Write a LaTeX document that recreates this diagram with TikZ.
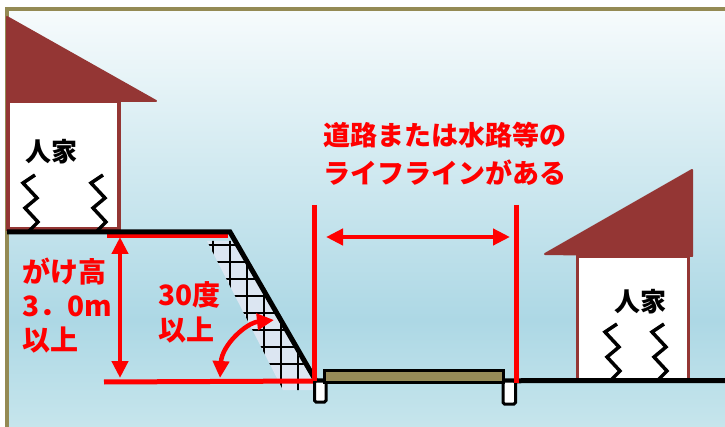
\documentclass[tikz,border=0pt]{standalone}
\usepackage{fontspec}
\usepackage{tikz}
\usetikzlibrary{positioning}
\usetikzlibrary{arrows.meta}
\newfontfamily\jpfont{Noto Sans CJK JP}
\definecolor{roof brown}{RGB}{148,54,52}
\definecolor{frame olive}{RGB}{148,138,84}
\definecolor{road olive}{RGB}{150,139,88}
\definecolor{slope blue}{RGB}{220,230,242}
\definecolor{sky top}{RGB}{246,251,252}
\definecolor{sky mid}{RGB}{173,216,229}
\definecolor{sky low}{RGB}{198,229,236}
\def\leftroof{(7,17) -- (156,101) -- (7,101) -- cycle}
\def\rightroof{(692,170) -- (545,254) -- (692,256) -- cycle}
\def\slopeband{(207,241) -- (235,241) -- (318,390) -- (283,390) -- cycle}
\def\zigzag{-- ++(-12,8) -- ++(14,15) -- ++(-12,10) -- ++(13,14) -- ++(-10,10)}
\tikzset{roof/.style={fill=roof brown, draw=roof brown, line width=2pt, line join=round},
    wall/.style={fill=white, draw=roof brown, line width=3.5pt},
    quake/.style={draw=black, line width=3.5pt},
    ground/.style={draw=black, line width=5pt},
    redline/.style={draw=red, line width=5pt},
    measure/.style={redline, line width=4.5pt, {Triangle[length=17pt,width=16pt]}-{Triangle[length=17pt,width=16pt]}},
    redtext/.style={text=red, inner sep=0pt, align=left, font=\jpfont\bfseries\fontsize{27}{38}\selectfont},
    housename/.style={inner sep=0pt, font=\jpfont\bfseries\fontsize{26}{30}\selectfont},
    footing/.style={fill=white, draw=black, line width=3pt, rounded corners=1.5pt}}

\begin{document}
\begin{tikzpicture}[x=1pt, y=-1pt]
    \useasboundingbox (0,0) rectangle (725,427);
    % sky and frame
    \shade[top color=sky top, bottom color=sky mid] (8,11) rectangle (725,320);
    \shade[top color=sky mid, bottom color=sky low] (8,320) rectangle (725,427);
    \draw[frame olive, line width=4pt] (6.5,432) |- (730,9.5);
    % houses
    \draw[roof] \leftroof;
    \draw[wall] (8,101) rectangle (119,229);
    \draw[roof] \rightroof;
    \draw[wall] (577.5,256) rectangle (688.5,380);
    \node[housename] (lefthome) at (51,152) {人家};
    \node[housename] (righthome) at (640,302) {人家};
    \draw[quake] (35,175) \zigzag;
    \draw[quake] (103,175) \zigzag;
    \draw[quake] (617,324) \zigzag;
    \draw[quake] (664,324) \zigzag;
    % slope face
    \begin{scope}
        \clip \slopeband;
        \fill[slope blue] \slopeband;
        \foreach \k in {0,...,9} {
            \draw[black, line width=1.5pt] (200,245+17*\k) -- (330,245+17*\k);
            \draw[black, line width=1.5pt] (213+17*\k,240) -- (213+17*\k,400);
        }
    \end{scope}
    \coordinate (cliff top) at (230,232);
    \coordinate (cliff toe) at (316,381);
    \coordinate (cliff edge) at (107,236);
    \coordinate (slope start) at (228,236);
    \coordinate (base left) at (104,382);
    \draw[redline] (cliff edge) -- (slope start);
    \draw[redline] (base left) -- (cliff toe);
    \draw[ground] (7,232) -- (cliff top) -- (cliff toe) -- (725,380.5);
    % road
    \draw[footing] (314.5,381) rectangle (326,402);
    \draw[footing] (503,381) rectangle (515.5,404);
    \draw[black, line width=3pt, fill=road olive] (324.5,370.5) rectangle (503,382.5);
    % measures
    \coordinate (post1 top) at (314,205);
    \coordinate (post1 foot) at (314,381);
    \coordinate (post2 top) at (516,205);
    \coordinate (post2 foot) at (516,383);
    \draw[redline] (post1 top) -- (post1 foot);
    \draw[redline] (post2 top) -- (post2 foot);
    \coordinate (width left) at (326,237);
    \coordinate (width right) at (510,237);
    \draw[measure] (width left) -- (width right);
    \coordinate (height top) at (120,237);
    \coordinate (height foot) at (120,378);
    \draw[measure] (height top) -- (height foot);
    \coordinate (angle foot) at (220,378);
    \coordinate (angle face) at (274,320);
    \draw[measure] (angle foot) .. controls (222,345) and (246,323) .. (angle face);
    % labels
    \node[redtext, anchor=west] (lifeline) at (323,154) {道路または水路等の\\ライフラインがある};
    \node[redtext, anchor=west, font=\jpfont\bfseries\fontsize{28}{34}\selectfont] (cliffheight) at (22,306) {がけ高\\3．0m\\以上};
    \node[redtext, anchor=west, font=\jpfont\bfseries\fontsize{28}{35}\selectfont] (anglenote) at (158,312) {30度\\以上};
\end{tikzpicture}
\end{document}
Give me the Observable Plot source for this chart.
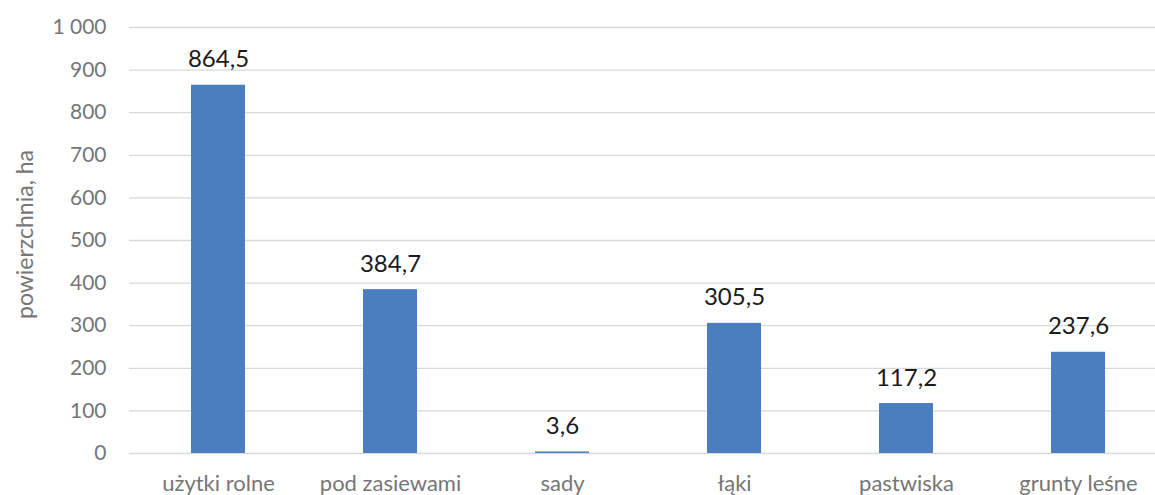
<!DOCTYPE html>
<html>
<head>
<meta charset="utf-8">
<script src="https://cdn.jsdelivr.net/npm/d3@7"></script>
<script src="https://cdn.jsdelivr.net/npm/@observablehq/plot@0.6"></script>
<style>
  html, body { margin: 0; padding: 0; background: #fff; overflow: hidden; }
  #chart svg { display: block; }
</style>
</head>
<body>
<div id="chart"></div>
<script>
const categories = ["użytki rolne", "pod zasiewami", "sady", "łąki", "pastwiska", "grunty leśne"];
const values = [864.5, 384.7, 3.6, 305.5, 117.2, 237.6];
const yTicks = [0, 100, 200, 300, 400, 500, 600, 700, 800, 900, 1000];
const yTickLabels = ["0", "100", "200", "300", "400", "500", "600", "700", "800", "900", "1 000"];
const yLabel = "powierzchnia, ha";

const data = categories.map((c, i) => ({cat: c, v: values[i], label: values[i].toFixed(1).replace(".", ",")}));
const FONT = "Lato, 'Open Sans', sans-serif";

const chart = Plot.plot({
  width: 1155,
  height: 495,
  marginTop: 27,
  marginBottom: 42,
  marginLeft: 129,
  marginRight: 0,
  style: {fontFamily: FONT, background: "#fff", overflow: "hidden"},
  x: {domain: categories, range: [129, 1166.5], paddingInner: 0.688, paddingOuter: 0.344, align: 0.5},
  y: {domain: [0, 1000]},
  marks: [
    Plot.ruleY(yTicks, {stroke: "#d9d9d9", strokeWidth: 1.3}),
    Plot.barY(data, {x: "cat", y: "v", fill: "#4a7ebf"}),
    Plot.text(data, {x: "cat", y: "v", text: "label", lineAnchor: "bottom", dy: -18, fontSize: 24, fill: "#1a1a1a"}),
    Plot.axisY({ticks: yTicks, tickFormat: d => yTickLabels[yTicks.indexOf(d)], tickSize: 0, tickPadding: 23, fontSize: 21, fill: "#767676", label: null}),
    Plot.axisX({tickSize: 0, tickPadding: 22, fontSize: 22, fill: "#767676", label: null}),
    Plot.text([yLabel], {frameAnchor: "left", textAnchor: "middle", dx: -97, dy: -6, rotate: -90, fontSize: 23, fill: "#767676", lineAnchor: "bottom"})
  ]
});
document.getElementById("chart").appendChild(chart);
</script>
</body>
</html>
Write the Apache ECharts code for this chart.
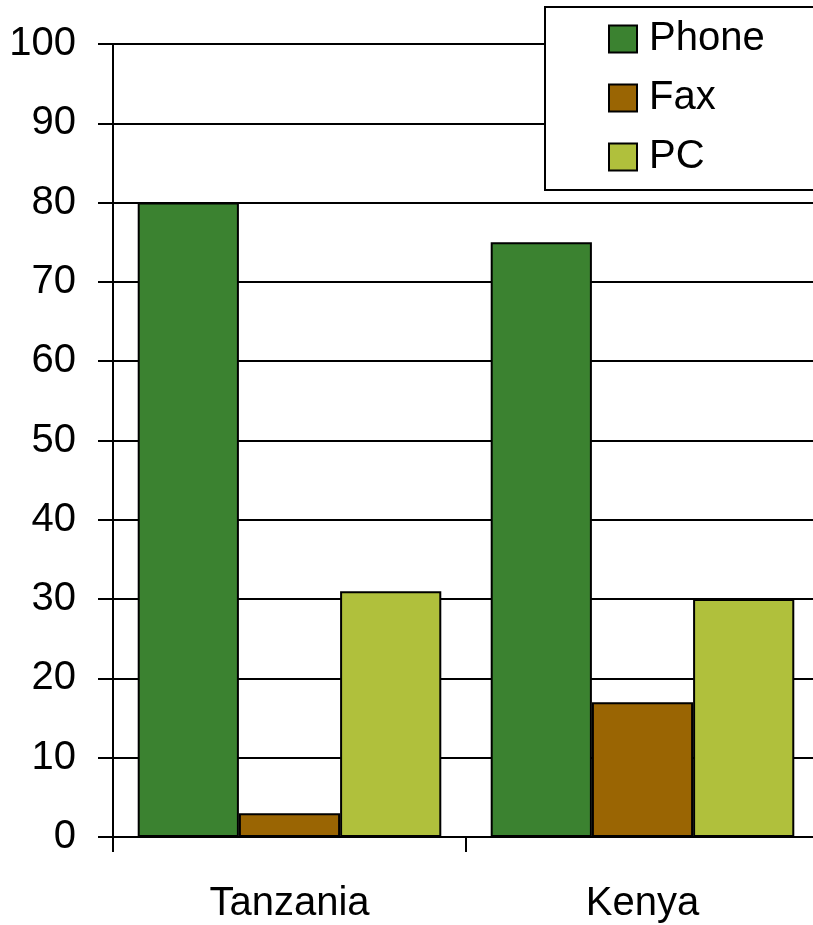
<!DOCTYPE html>
<html>
<head>
<meta charset="utf-8">
<script src="https://cdn.jsdelivr.net/npm/echarts@6/dist/echarts.min.js"></script>
<style>
  html, body { margin: 0; padding: 0; background: #fff; overflow: hidden; }
  #chart { width: 830px; height: 925px; }
</style>
</head>
<body>
<div id="chart"></div>
<script>
// Device usage by country (percent)
const categories = ['Tanzania', 'Kenya'];
const phone = [80, 75];
const fax = [3, 17];
const pc = [31, 30];
const yTicks = [0, 100, 10];

const font = '"Liberation Sans", Arial, sans-serif';
const barBorder = { borderColor: '#000', borderWidth: 2 };

const chart = echarts.init(document.getElementById('chart'), null, { renderer: 'canvas' });
chart.setOption({
  animation: false,
  backgroundColor: '#fff',
  textStyle: { fontFamily: font },
  grid: { left: 113, top: 44, width: 706, bottom: 88, containLabel: false },
  legend: {
    orient: 'vertical',
    left: 545,
    top: 7,
    padding: [12, 70, 13, 63],
    itemGap: 19,
    itemWidth: 28,
    itemHeight: 27,
    backgroundColor: '#fff',
    borderColor: '#000',
    borderWidth: 2,
    icon: 'rect',
    textStyle: { fontSize: 40, color: '#000', fontFamily: font, lineHeight: 40, padding: [0, 0, 0, 7] },
    data: ['Phone', 'Fax', 'PC']
  },
  xAxis: {
    type: 'category',
    data: categories,
    boundaryGap: true,
    axisLine: { lineStyle: { color: '#000', width: 2 } },
    axisTick: { show: true, length: 15, lineStyle: { color: '#000', width: 2 } },
    axisLabel: { fontSize: 40, color: '#000', fontFamily: font, margin: 47 }
  },
  yAxis: {
    type: 'value',
    min: yTicks[0],
    max: yTicks[1],
    interval: yTicks[2],
    axisLine: { show: true, lineStyle: { color: '#000', width: 2 } },
    axisTick: { show: true, length: 15, lineStyle: { color: '#000', width: 2 } },
    splitLine: { show: true, lineStyle: { color: '#000', width: 2 } },
    axisLabel: { fontSize: 40, color: '#000', fontFamily: font, margin: 37 }
  },
  series: [
    { name: 'Phone', type: 'bar', data: phone, barGap: '0%', barCategoryGap: '14%',
      itemStyle: Object.assign({ color: '#3b8230' }, barBorder) },
    { name: 'Fax', type: 'bar', data: fax, barGap: '0%', barCategoryGap: '14%',
      itemStyle: Object.assign({ color: '#9a6503' }, barBorder) },
    { name: 'PC', type: 'bar', data: pc, barGap: '0%', barCategoryGap: '14%',
      itemStyle: Object.assign({ color: '#b0c03c' }, barBorder) }
  ]
});
</script>
</body>
</html>
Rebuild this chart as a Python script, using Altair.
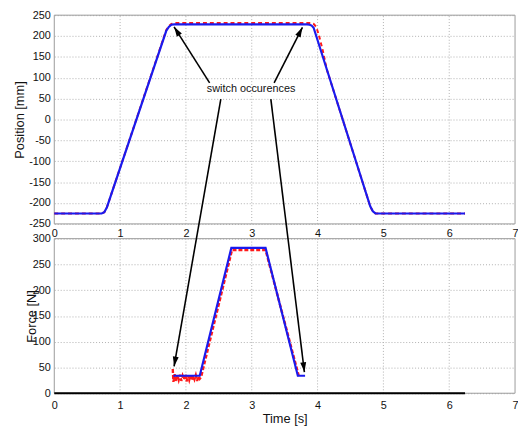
import math
import altair as alt
import pandas as pd

# ---------------- data ----------------
time_ticks = [0, 1, 2, 3, 4, 5, 6, 7]
position_ticks = [-250, -200, -150, -100, -50, 0, 50, 100, 150, 200, 250]
force_ticks = [0, 50, 100, 150, 200, 250, 300]
time_grid = [1, 2, 3, 4, 5, 6]

# position: red dashed curve
pos_red_t = [0.00, 0.72, 0.76, 0.80, 1.70, 1.74, 1.78, 1.82, 3.90, 3.94, 3.98,
             4.02, 4.08, 4.14, 4.80, 4.84, 4.88, 4.92, 6.24]
pos_red_v = [-225, -225, -222, -210, 214, 224, 229, 231, 231, 229, 222,
             202, 165, 120, -208, -220, -225, -225, -225]
# position: blue solid curve
pos_blue_t = [0.00, 0.72, 0.76, 0.80, 1.70, 1.74, 1.78, 1.82, 3.84, 3.88, 3.91,
              3.94, 4.80, 4.84, 4.88, 4.92, 6.24]
pos_blue_v = [-225, -225, -222, -210, 212, 222, 227, 228, 228, 227, 225,
              220, -208, -220, -225, -225, -225]

# force: red dashed (noisy) curve
force_red_t = [1.80, 1.81, 1.83, 1.85, 1.87, 1.89, 1.91, 1.93, 1.95, 1.97, 1.99,
               2.01, 2.03, 2.05, 2.07, 2.09, 2.11, 2.13, 2.15, 2.17, 2.19, 2.21,
               2.23, 2.70, 3.21, 3.72]
force_red_v = [47, 22, 37, 24, 35, 26, 36, 24, 34, 27, 37,
               23, 35, 26, 36, 25, 34, 27, 35, 24, 33, 28,
               31, 278, 278, 31]
# force: blue solid curve
force_blue_t = [1.81, 2.21, 2.69, 3.21, 3.70, 3.81]
force_blue_v = [34, 34, 282, 282, 34, 34]
# force: black zero line
force_zero_t = [0.00, 6.24]
force_zero_v = [0, 0]

# annotation
note_text = "switch occurences"
note_t, note_p = 2.99, 72
up_start_t, up_start_p = [2.36, 3.34], [88, 88]
up_tip_t, up_tip_p = [1.82, 3.77], [222, 221]
down_start_t, down_start_f = [2.53, 3.29], [571, 571]
down_tip_t, down_tip_f = [1.82, 3.80], [52, 41]

# ---------------- layout ----------------
W, H = 468, 384
TOP_H = 212
BOT_Y0 = 227
FONT = "Liberation Sans"
GRID = "#b0b0b0"
FRAME = "#9a9a9a"
LABEL_EXPR = "replace(datum.label, '\u2212', '-')"


def sx():
    return alt.Scale(domain=[time_ticks[0], time_ticks[-1]], nice=False, zero=False)


def sy_top():
    return alt.Scale(domain=[position_ticks[0], position_ticks[-1]], range=[TOP_H, 0],
                     nice=False, zero=False)


def sy_bot():
    return alt.Scale(domain=[force_ticks[0], force_ticks[-1]], range=[H, BOT_Y0],
                     nice=False, zero=False)


def px(t):
    return t * W / (time_ticks[-1] - time_ticks[0])


def py_top(p):
    return (position_ticks[-1] - p) * TOP_H / (position_ticks[-1] - position_ticks[0])


def py_bot(f):
    return BOT_Y0 + (force_ticks[-1] - f) * (H - BOT_Y0) / (force_ticks[-1] - force_ticks[0])


def angle(x0, y0, x1, y1):
    return math.degrees(math.atan2(x1 - x0, -(y1 - y0))) % 360


# ---------------- tables ----------------
frame_top_df = pd.DataFrame({"t0": [time_ticks[0]], "t1": [time_ticks[-1]],
                             "v0": [position_ticks[0]], "v1": [position_ticks[-1]]})
frame_bot_df = pd.DataFrame({"t0": [time_ticks[0]], "t1": [time_ticks[-1]],
                             "v0": [force_ticks[0]], "v1": [force_ticks[-1]]})
grid_top_df = pd.DataFrame({"t": time_grid, "v0": [position_ticks[0]] * len(time_grid),
                            "v1": [position_ticks[-1]] * len(time_grid)})
grid_bot_df = pd.DataFrame({"t": time_grid, "v0": [force_ticks[0]] * len(time_grid),
                            "v1": [force_ticks[-1]] * len(time_grid)})
pos_red_df = pd.DataFrame({"t": pos_red_t, "v": pos_red_v})
pos_blue_df = pd.DataFrame({"t": pos_blue_t, "v": pos_blue_v})
force_red_df = pd.DataFrame({"t": force_red_t, "v": force_red_v})
force_blue_df = pd.DataFrame({"t": force_blue_t, "v": force_blue_v})
force_zero_df = pd.DataFrame({"t": force_zero_t, "v": force_zero_v})

up_df = pd.DataFrame({"t0": up_start_t, "v0": up_start_p, "t1": up_tip_t, "v1": up_tip_p})
up_df["ang"] = [angle(px(a), py_top(b), px(c), py_top(d))
                for a, b, c, d in zip(up_start_t, up_start_p, up_tip_t, up_tip_p)]
down_df = pd.DataFrame({"t0": down_start_t, "v0": down_start_f, "t1": down_tip_t, "v1": down_tip_f})
down_df["ang"] = [angle(px(a), py_bot(b), px(c), py_bot(d))
                  for a, b, c, d in zip(down_start_t, down_start_f, down_tip_t, down_tip_f)]
note_df = pd.DataFrame({"t": [note_t], "v": [note_p], "label": [note_text]})

HEAD = "M0,0 L-0.6,2 L0.6,2 Z"

# ---------------- axes ----------------
top_y_axis = alt.Axis(values=position_ticks, title="Position [mm]", grid=True, orient="left",
                      labelPadding=4, titleX=-35, titleBaseline="middle", labelExpr=LABEL_EXPR)
top_x_axis = alt.Axis(values=time_ticks, title=None, grid=False, orient="bottom",
                      offset=-(H - TOP_H), labelPadding=4)
bot_y_axis = alt.Axis(values=force_ticks, title="Force [N]", grid=True, orient="left",
                      labelPadding=4, titleX=-23, titleBaseline="middle")
bot_x_axis = alt.Axis(values=time_ticks, title="Time [s]", grid=False, orient="bottom",
                      labelPadding=7, titleY=26, titleBaseline="middle")

# ---------------- layers ----------------
frame_top = alt.Chart(frame_top_df).mark_rect(fillOpacity=0, stroke=FRAME, strokeWidth=1).encode(
    x=alt.X("t0:Q", scale=sx(), axis=top_x_axis), x2="t1:Q",
    y=alt.Y("v0:Q", scale=sy_top(), axis=top_y_axis), y2="v1:Q")
frame_bot = alt.Chart(frame_bot_df).mark_rect(fillOpacity=0, stroke=FRAME, strokeWidth=1).encode(
    x=alt.X("t0:Q", scale=sx(), axis=bot_x_axis), x2="t1:Q",
    y=alt.Y("v0:Q", scale=sy_bot(), axis=bot_y_axis), y2="v1:Q")
grid_top = alt.Chart(grid_top_df).mark_rule(stroke=GRID, strokeWidth=1, strokeDash=[1, 2]).encode(
    x=alt.X("t:Q", scale=sx(), axis=None),
    y=alt.Y("v0:Q", scale=sy_top(), axis=None), y2="v1:Q")
grid_bot = alt.Chart(grid_bot_df).mark_rule(stroke=GRID, strokeWidth=1, strokeDash=[1, 2]).encode(
    x=alt.X("t:Q", scale=sx(), axis=None),
    y=alt.Y("v0:Q", scale=sy_bot(), axis=None), y2="v1:Q")


def curve(df, yscale, color, width, dash=None):
    kw = dict(color=color, strokeWidth=width)
    if dash:
        kw["strokeDash"] = dash
    return alt.Chart(df).mark_line(**kw).encode(
        x=alt.X("t:Q", scale=sx(), axis=None),
        y=alt.Y("v:Q", scale=yscale, axis=None),
        order="t:Q")


pos_red = curve(pos_red_df, sy_top(), "#ff1a1a", 2, [4, 3])
pos_blue = curve(pos_blue_df, sy_top(), "#1a1aee", 2.2)
force_zero = curve(force_zero_df, sy_bot(), "#000000", 2.2)
force_red = curve(force_red_df, sy_bot(), "#ff1a1a", 2.4, [4, 2])
force_blue = curve(force_blue_df, sy_bot(), "#1a1aee", 2.2)

up_lines = alt.Chart(up_df).mark_rule(color="black", strokeWidth=1.6).encode(
    x=alt.X("t0:Q", scale=sx(), axis=None), x2="t1:Q",
    y=alt.Y("v0:Q", scale=sy_top(), axis=None), y2="v1:Q")
up_heads = alt.Chart(up_df).mark_point(shape=HEAD, filled=True, color="black", size=100,
                                       opacity=1, strokeWidth=0).encode(
    x=alt.X("t1:Q", scale=sx(), axis=None),
    y=alt.Y("v1:Q", scale=sy_top(), axis=None),
    angle=alt.Angle("ang:Q", scale=None))
down_lines = alt.Chart(down_df).mark_rule(color="black", strokeWidth=1.6).encode(
    x=alt.X("t0:Q", scale=sx(), axis=None), x2="t1:Q",
    y=alt.Y("v0:Q", scale=sy_bot(), axis=None), y2="v1:Q")
down_heads = alt.Chart(down_df).mark_point(shape=HEAD, filled=True, color="black", size=100,
                                           opacity=1, strokeWidth=0).encode(
    x=alt.X("t1:Q", scale=sx(), axis=None),
    y=alt.Y("v1:Q", scale=sy_bot(), axis=None),
    angle=alt.Angle("ang:Q", scale=None))
note = alt.Chart(note_df).mark_text(font=FONT, fontSize=11, color="#111",
                                    align="center", baseline="middle").encode(
    x=alt.X("t:Q", scale=sx(), axis=None),
    y=alt.Y("v:Q", scale=sy_top(), axis=None),
    text="label:N")

chart = alt.layer(
    frame_top, frame_bot, grid_top, grid_bot,
    pos_red, pos_blue, force_zero, force_red, force_blue,
    up_lines, down_lines, up_heads, down_heads, note,
).resolve_scale(x="independent", y="independent").properties(
    width=W, height=H,
    autosize=alt.AutoSizeParams(type="none"),
    padding={"left": 47, "top": 4, "right": 3, "bottom": 31},
).configure(font=FONT).configure_view(strokeWidth=0).configure_axis(
    labelFont=FONT, labelFontSize=11, labelColor="#111",
    titleFont=FONT, titleFontSize=13, titleFontWeight="normal", titleColor="#111",
    gridColor=GRID, gridDash=[1, 2], gridWidth=1,
    ticks=False, domain=False, labelFlush=False, labelOverlap=False,
)

chart.save("out.html", embed_options={"renderer": "svg", "actions": False})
:::::
◆ PROBLEM TO WORK ON: From the line containing "Rebuild this chart" to the line containing "force_zero_v = [0, 0]", both lines included, give the text again exactly, without any pictures.

◆ RESPONSE BELOW:
Rebuild this chart as a Python script, using Altair.
import math
import altair as alt
import pandas as pd

# ---------------- data ----------------
time_ticks = [0, 1, 2, 3, 4, 5, 6, 7]
position_ticks = [-250, -200, -150, -100, -50, 0, 50, 100, 150, 200, 250]
force_ticks = [0, 50, 100, 150, 200, 250, 300]
time_grid = [1, 2, 3, 4, 5, 6]

# position: red dashed curve
pos_red_t = [0.00, 0.72, 0.76, 0.80, 1.70, 1.74, 1.78, 1.82, 3.90, 3.94, 3.98,
             4.02, 4.08, 4.14, 4.80, 4.84, 4.88, 4.92, 6.24]
pos_red_v = [-225, -225, -222, -210, 214, 224, 229, 231, 231, 229, 222,
             202, 165, 120, -208, -220, -225, -225, -225]
# position: blue solid curve
pos_blue_t = [0.00, 0.72, 0.76, 0.80, 1.70, 1.74, 1.78, 1.82, 3.84, 3.88, 3.91,
              3.94, 4.80, 4.84, 4.88, 4.92, 6.24]
pos_blue_v = [-225, -225, -222, -210, 212, 222, 227, 228, 228, 227, 225,
              220, -208, -220, -225, -225, -225]

# force: red dashed (noisy) curve
force_red_t = [1.80, 1.81, 1.83, 1.85, 1.87, 1.89, 1.91, 1.93, 1.95, 1.97, 1.99,
               2.01, 2.03, 2.05, 2.07, 2.09, 2.11, 2.13, 2.15, 2.17, 2.19, 2.21,
               2.23, 2.70, 3.21, 3.72]
force_red_v = [47, 22, 37, 24, 35, 26, 36, 24, 34, 27, 37,
               23, 35, 26, 36, 25, 34, 27, 35, 24, 33, 28,
               31, 278, 278, 31]
# force: blue solid curve
force_blue_t = [1.81, 2.21, 2.69, 3.21, 3.70, 3.81]
force_blue_v = [34, 34, 282, 282, 34, 34]
# force: black zero line
force_zero_t = [0.00, 6.24]
force_zero_v = [0, 0]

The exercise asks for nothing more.